━━━━━ Provided material ━━━━━
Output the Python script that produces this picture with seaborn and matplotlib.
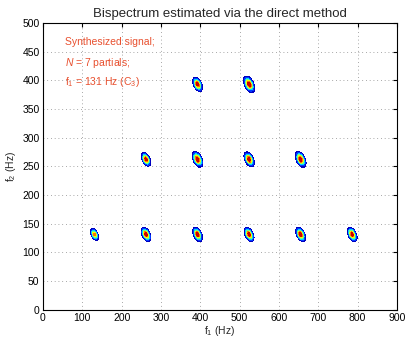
import numpy as np
import matplotlib
matplotlib.use("Agg")
import matplotlib.pyplot as plt
import seaborn as sns

# ---- data ----
f0 = 131  # fundamental (Hz)
peak_f1 = [131, 262, 393, 524, 655, 786,
           262, 393, 524, 655,
           393, 524]
peak_f2 = [131, 131, 131, 131, 131, 131,
           262, 262, 262, 262,
           393, 393]
peak_amp = [0.85, 1.0, 1.0, 1.0, 1.0, 1.0,
            1.0, 1.0, 1.0, 1.0,
            1.0, 1.0]
peak_size = [0.85, 1.0, 1.0, 1.0, 1.0, 1.0,
             0.95, 1.1, 1.05, 1.1,
             1.0, 1.15]
x_ticks = [0, 100, 200, 300, 400, 500, 600, 700, 800, 900]
y_ticks = [0, 50, 100, 150, 200, 250, 300, 350, 400, 450, 500]
title = "Bispectrum estimated via the direct method"
notes = ["Synthesized signal;", "$N$ = 7 partials;", "f$_1$ = 131 Hz (C$_3$)"]
note_y = [467, 430, 397]

sns.set_style("white")
plt.rcParams["font.family"] = ["Liberation Sans", "DejaVu Sans"]
plt.rcParams["mathtext.fontset"] = "custom"
plt.rcParams["mathtext.rm"] = "Liberation Sans"
plt.rcParams["mathtext.it"] = "Liberation Sans:italic"

fig = plt.figure(figsize=(4.05, 3.37), dpi=100)
ax = fig.add_axes([43 / 405, 1 - 309.5 / 337, (397 - 43) / 405, (309.5 - 23) / 337])

# field built from the peak list (tilted elliptical peaks)
f1 = np.arange(0, 901, 1.0)
f2 = np.arange(0, 501, 1.0)
F1, F2 = np.meshgrid(f1, f2)
Z = np.zeros_like(F1)
s_major, s_minor = 7.0, 4.3
for a, b, amp, sz in zip(peak_f1, peak_f2, peak_amp, peak_size):
    u = ((F1 - a) - (F2 - b)) / np.sqrt(2)
    v = ((F1 - a) + (F2 - b)) / np.sqrt(2)
    Z += amp * np.exp(-0.5 * ((u / (s_major * sz)) ** 2 + (v / (s_minor * sz)) ** 2))

levels = [0.1, 0.2, 0.33, 0.47, 0.6, 0.74, 0.88, 1.0]
ax.contourf(F1, F2, Z, levels=levels, cmap="jet")

ax.set_xlim(0, 900)
ax.set_ylim(0, 500)
ax.set_xticks(x_ticks)
ax.set_yticks(y_ticks)
ax.grid(True, linestyle=(0, (1, 3.5)), color="#8a8a8a", linewidth=0.6)
ax.tick_params(direction="in", length=3, width=0.8, top=True, right=True,
               labelsize=7.5, pad=2.5, colors="black")
for sp in ax.spines.values():
    sp.set_color("black")
    sp.set_linewidth(0.8)

ax.set_xlabel("f$_1$ (Hz)", fontsize=7.5, labelpad=0.5)
ax.set_ylabel("f$_2$ (Hz)", fontsize=7.5, labelpad=3)
ax.set_title(title, fontsize=9.5, pad=4)

for t, y in zip(notes, note_y):
    ax.text(56, y, t, color="#E8502F", fontsize=7.5, va="center", ha="left")

fig.savefig("out.png", dpi=100)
━━━━━
- Task to carry out
Write out exactly the lines between the start of the data and the line with "import seaborn as sns", including both, but none of the pictures.

- Written solution
Output the Python script that produces this picture with seaborn and matplotlib.
import numpy as np
import matplotlib
matplotlib.use("Agg")
import matplotlib.pyplot as plt
import seaborn as sns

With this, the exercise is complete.